Pinch-off of a surfactant-covered jet

Surfactants at fluid interfaces not only lower and cause gradients in surface tension but can induce additional surface rheological effects in response to dilatational and shear deformations. Surface tension and surface viscosities are both functions of surfactant concentration. Measurement of surface tension and determination of its effects on interfacial flows are now well established. Measurement of surface viscosities, however, is notoriously difficult. Consequently, quantitative characterization of their effects in interfacial flows has proven challenging. One reason behind this difficulty is that, with most existing methods of measurement, it is often impossible to isolate the effects of surface viscous stresses from those due to Marangoni stresses. Here, a combined asymptotic and numerical analysis is presented of the pinch-off of a surfactant-covered Newtonian liquid jet.

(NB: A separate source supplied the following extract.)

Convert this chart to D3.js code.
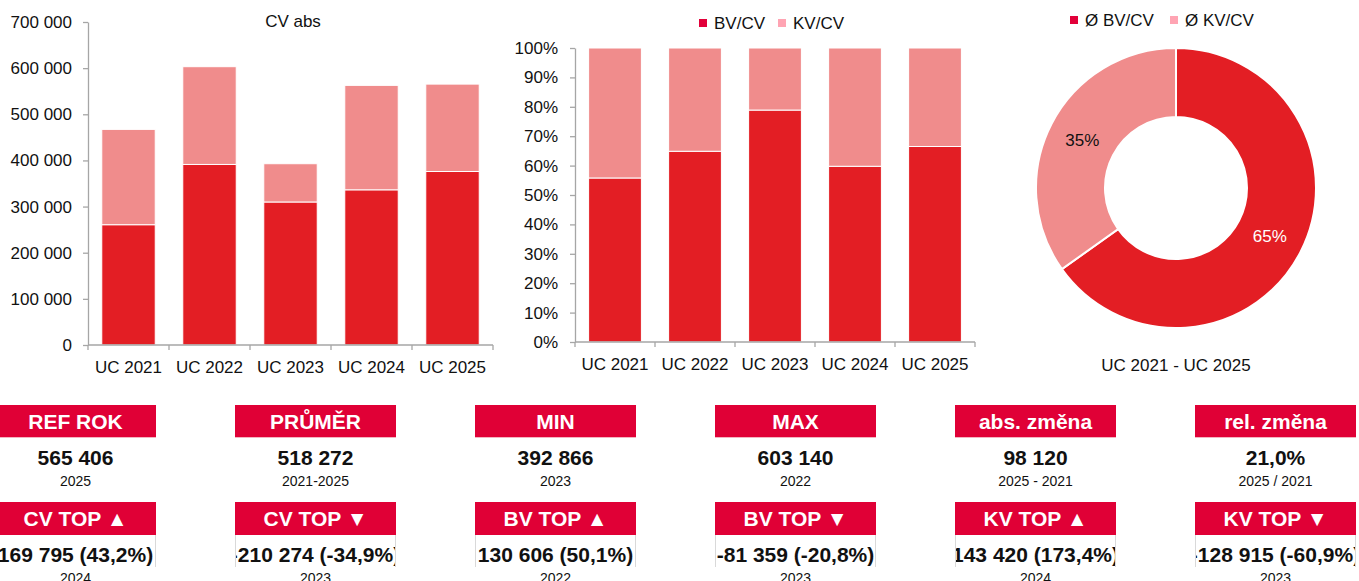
<!DOCTYPE html>
<html>
<head>
<meta charset="utf-8">
<script src="https://cdn.jsdelivr.net/npm/d3@7"></script>
<style>
  body { margin: 0; background: #fff; }
  svg { display: block; font-family: "Liberation Sans", Arial, sans-serif; }
</style>
</head>
<body>
<svg id="chart" width="1359" height="581"></svg>
<script>
// data
var categories = ["UC 2021", "UC 2022", "UC 2023", "UC 2024", "UC 2025"];
var bvValues = [260690, 391296, 309937, 336312, 376000];
var kvValues = [206596, 211844, 82929, 226349, 189406];
var absTicks = [0, 100000, 200000, 300000, 400000, 500000, 600000, 700000];
var pctTicks = [0, 0.1, 0.2, 0.3, 0.4, 0.5, 0.6, 0.7, 0.8, 0.9, 1];
var seriesNames = ["BV/CV", "KV/CV"];
var donutNames = ["Ø BV/CV", "Ø KV/CV"];

var kpiTitles = ["REF ROK", "PRŮMĚR", "MIN", "MAX", "abs. změna", "rel. změna"];
var kpiValues = ["565 406", "518 272", "392 866", "603 140", "98 120", "21,0%"];
var kpiSubs = ["2025", "2021-2025", "2023", "2022", "2025 - 2021", "2025 / 2021"];
var topTitles = ["CV TOP ▲", "CV TOP ▼", "BV TOP ▲", "BV TOP ▼", "KV TOP ▲", "KV TOP ▼"];
var topValues = ["169 795 (43,2%)", "-210 274 (-34,9%)", "130 606 (50,1%)", "-81 359 (-20,8%)", "143 420 (173,4%)", "-128 915 (-60,9%)"];
var topSubs = ["2024", "2023", "2022", "2023", "2024", "2023"];

var darkRed = "#e31e24", lightRed = "#f08c8c";
var legDark = "#e2003a", legLight = "#ffa4b3";
var headRed = "#e00036", axisCol = "#a6a6a6";

var svg = d3.select("#chart");
var loc = d3.formatLocale({decimal: ",", thousands: " ", grouping: [3], currency: ["", ""]});
var fmtNum = loc.format(",d");

var rows = categories.map((c, i) => ({name: c, bv: bvValues[i], kv: kvValues[i]}));

// category axis with boundary ticks (Excel style)
function catAxis(g, x, yPos, labelY) {
  g.append("line")
    .attr("x1", x.range()[0]).attr("x2", x.range()[1])
    .attr("y1", yPos).attr("y2", yPos)
    .attr("stroke", axisCol).attr("stroke-width", 1.3);
  var bounds = categories.map(c => x(c)).concat([x.range()[1]]);
  g.selectAll("line.tk").data(bounds).enter().append("line")
    .attr("class", "tk")
    .attr("x1", d => d).attr("x2", d => d)
    .attr("y1", yPos).attr("y2", yPos + 5)
    .attr("stroke", axisCol).attr("stroke-width", 1.3);
  g.selectAll("text").data(categories).enter().append("text")
    .attr("x", d => x(d) + x.bandwidth() / 2)
    .attr("y", labelY)
    .attr("text-anchor", "middle")
    .attr("font-size", 17).attr("fill", "#111")
    .text(d => d);
}

function styleYAxis(g) {
  g.select(".domain").attr("stroke", axisCol).attr("stroke-width", 1.3);
  g.selectAll(".tick line").attr("stroke", axisCol).attr("stroke-width", 1.3);
  g.selectAll(".tick text").attr("font-size", 17).attr("fill", "#111")
    .attr("font-family", "Liberation Sans, Arial, sans-serif");
}

// ---- left: CV abs ----
var x1 = d3.scaleBand().domain(categories).range([88, 493]);
var y1 = d3.scaleLinear().domain([0, 700000]).range([345, 22]);
var stack = d3.stack().keys(["bv", "kv"]);
var s1 = stack(rows);
var colors = {bv: darkRed, kv: lightRed};

svg.append("g")
  .selectAll("g").data(s1).enter().append("g")
    .attr("fill", d => colors[d.key])
  .selectAll("rect").data(d => d).enter().append("rect")
    .attr("x", d => x1(d.data.name) + x1.bandwidth() * 0.17)
    .attr("width", x1.bandwidth() * 0.66)
    .attr("y", d => y1(d[1]))
    .attr("height", d => y1(d[0]) - y1(d[1]))
    .attr("stroke", "#fff").attr("stroke-width", 1);

svg.append("g")
  .attr("transform", "translate(88,0)")
  .call(d3.axisLeft(y1).tickValues(absTicks).tickSize(5).tickPadding(11)
    .tickSizeOuter(0).tickFormat(d => fmtNum(d)))
  .call(styleYAxis);
svg.append("g").call(g => catAxis(g, x1, 345, 373));

svg.append("text")
  .attr("x", 293).attr("y", 27)
  .attr("text-anchor", "middle").attr("font-size", 17).attr("fill", "#111")
  .text("CV abs");

// ---- middle: shares ----
var x2 = d3.scaleBand().domain(categories).range([575, 975]);
var y2 = d3.scaleLinear().domain([0, 1]).range([342, 48]);
var s2 = d3.stack().keys(["bv", "kv"]).offset(d3.stackOffsetExpand)(rows);

svg.append("g")
  .selectAll("g").data(s2).enter().append("g")
    .attr("fill", d => colors[d.key])
  .selectAll("rect").data(d => d).enter().append("rect")
    .attr("x", d => x2(d.data.name) + x2.bandwidth() * 0.17)
    .attr("width", x2.bandwidth() * 0.66)
    .attr("y", d => y2(d[1]))
    .attr("height", d => y2(d[0]) - y2(d[1]))
    .attr("stroke", "#fff").attr("stroke-width", 1);

svg.append("g")
  .attr("transform", "translate(575,0)")
  .call(d3.axisLeft(y2).tickValues(pctTicks).tickSize(5).tickPadding(12)
    .tickSizeOuter(0).tickFormat(d3.format(".0%")))
  .call(styleYAxis);
svg.append("g").call(g => catAxis(g, x2, 342, 370));

function legend(g, names, xs, y) {
  var cols = [legDark, legLight];
  names.forEach((n, i) => {
    g.append("rect").attr("x", xs[i]).attr("y", y - 4).attr("width", 8).attr("height", 8)
      .attr("fill", cols[i]);
    g.append("text").attr("x", xs[i] + 15).attr("y", y + 6)
      .attr("font-size", 17).attr("fill", "#111").text(n);
  });
}
legend(svg.append("g"), seriesNames, [699, 778], 23);

// ---- right: donut ----
var shares = s2.map(s => d3.mean(s, d => d[1] - d[0]));
var pie = d3.pie().sort(null).value(d => d)(shares);
var rOut = 140, rIn = 71;
var arc = d3.arc().innerRadius(rIn).outerRadius(rOut);
var lab = d3.arc().innerRadius((rIn + rOut) / 2).outerRadius((rIn + rOut) / 2);
var dg = svg.append("g").attr("transform", "translate(1176,188)");
dg.selectAll("path").data(pie).enter().append("path")
  .attr("d", arc)
  .attr("fill", (d, i) => i === 0 ? darkRed : lightRed)
  .attr("stroke", "#fff").attr("stroke-width", 2);
dg.selectAll("text").data(pie).enter().append("text")
  .attr("transform", d => "translate(" + lab.centroid(d) + ")")
  .attr("dy", 6)
  .attr("text-anchor", "middle")
  .attr("font-size", 17)
  .attr("fill", (d, i) => i === 0 ? "#fff" : "#111")
  .text(d => d3.format(".0%")(d.data));

legend(svg.append("g"), donutNames, [1070, 1170], 20);
svg.append("text")
  .attr("x", 1176).attr("y", 371)
  .attr("text-anchor", "middle").attr("font-size", 17).attr("fill", "#111")
  .text("UC 2021 - UC 2025");

// ---- KPI tiles ----
var defs = svg.append("defs");
var tiles = svg.append("g");
kpiTitles.forEach((t, i) => {
  var x0 = -5 + i * 240, w = 161;
  var cx = x0 + w / 2;
  var g = tiles.append("g");
  // first row
  g.append("rect").attr("x", x0).attr("y", 405).attr("width", w).attr("height", 32).attr("fill", headRed);
  g.append("line").attr("x1", x0).attr("x2", x0 + w).attr("y1", 437.5).attr("y2", 437.5)
    .attr("stroke", "#f4b4c0").attr("stroke-width", 1);
  g.append("text").attr("x", cx).attr("y", 428.5).attr("text-anchor", "middle")
    .attr("font-size", 21).attr("font-weight", "bold").attr("fill", "#fff").text(t);
  g.append("text").attr("x", cx).attr("y", 464.5).attr("text-anchor", "middle")
    .attr("font-size", 21).attr("font-weight", "bold").attr("fill", "#111").text(kpiValues[i]);
  g.append("text").attr("x", cx).attr("y", 486).attr("text-anchor", "middle")
    .attr("font-size", 14).attr("fill", "#111").text(kpiSubs[i]);
  // second row
  g.append("rect").attr("x", x0).attr("y", 502).attr("width", w).attr("height", 33).attr("fill", headRed);
  g.append("text").attr("x", cx).attr("y", 526).attr("text-anchor", "middle")
    .attr("font-size", 21).attr("font-weight", "bold").attr("fill", "#fff").text(topTitles[i]);
  defs.append("clipPath").attr("id", "clip" + i)
    .append("rect").attr("x", x0 + 1).attr("y", 535).attr("width", w - 2).attr("height", 32);
  g.append("text").attr("clip-path", "url(#clip" + i + ")")
    .attr("x", cx).attr("y", 561.5).attr("text-anchor", "middle")
    .attr("font-size", 21).attr("font-weight", "bold").attr("fill", "#111").text(topValues[i]);
  [x0 + 0.5, x0 + w - 0.5].forEach(lx => {
    g.append("line").attr("x1", lx).attr("x2", lx).attr("y1", 535).attr("y2", 567)
      .attr("stroke", "#d9d9d9").attr("stroke-width", 1);
  });
  g.append("text").attr("x", cx).attr("y", 583).attr("text-anchor", "middle")
    .attr("font-size", 14).attr("fill", "#111").text(topSubs[i]);
});
</script>
</body>
</html>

Similarity solutions obtained from slender-jet theory and numerical solutions are presented for jets with and without surface rheological effects. Near pinch-off, it is demonstrated that Marangoni stresses become negligible compared to other forces. The rate of jet thinning is shown to be significantly lowered by surface viscous effects. From analysis of the dynamics near the pinch-off singularity, a simple analytical formula is derived for inferring surface viscosities. Three-dimensional, axisymmetric simulations confirm the validity of the asymptotic analyses but also demonstrate that a thinning jet traverses a number of intermediate regimes before eventually entering the final asymptotic regime.